Banks Must Come Clean on ID Theft
In my day job, I'm fighting denialism from the banking industry. I have a hypothesis on so called "new account" identity theft: it occurs largely because of lax authentication practices, and much of it could be curbed with sensible changes in business practices. My evidence for this is in two papers--Putting Identity Theft on Ice: Freezing Credit Reports to Prevent Lending to Impostors and Identity Theft: Making the Known Unknowns Known.

The banking industry deflects attention to its authentication practices by blaming the victim. As I have explained elsewhere, they sponsor polls and interpret the results to make it look like identity theft is "closely connected to the victim." If it's connected to the victim, it's the victim's fault for not protecting their data. And there are real stretches made to show a connection. For instance, if someone at your workplace steals your identity, Javelin Research considers the crime to be closely connected to you. For those of us who work at large employers like the University of California, this is preposterous.

Anyway, I have an oped in today's Chronicle explaining the need for public reporting of statistical data on identity theft. If we had real data, we could get beyond the silly public relations fodder from the industry. We could put the industry's denialist tactics to the test!



2 Comments:

Ted said...

The question goes back to "Who owns consumer data"? This is poorly thought out in a globalized society, and as usual, the government sided against the consumer. My data gets sold routinely, and any jackoff can get access to my financial data through databrokers.

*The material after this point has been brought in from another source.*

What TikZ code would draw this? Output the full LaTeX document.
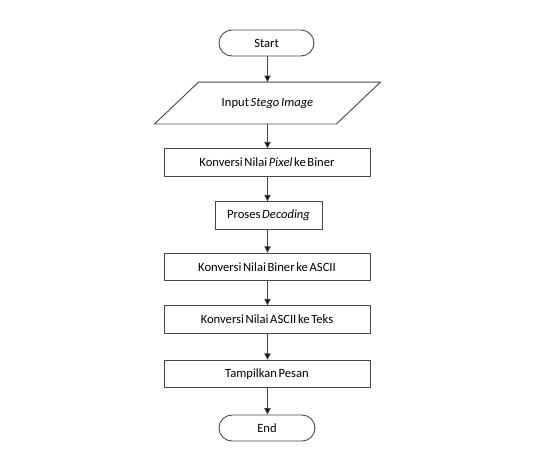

The government is sorely lacking in PK encryption technologies that support digital commerce or allowing us (consumers) to have rights on this. It should be mandated, and the costs subsidized through corporate taxation. Unfortunately, the constitution and bill of rights do not address digital commerce, so we're f*cked.

Will this happen? When pigs fly, or maybe after the terrorists bring down the financial systems effecting the overclass directly.

Then we'll run around with our hair on fire.

April 17, 2007 11:41 AM,

 
Mark said...

Congratulations on the article.

For the most part, these surveys are flawed because new forms of identity theft have evolved that cannot be detected by public polling.

Like I said yesterday, polling can give you accurate information when you ask people questions about themselves. It's idiotic to ask them questions about things they nothing about, or think that has anything to do with the real world. Neat little selective data trick though.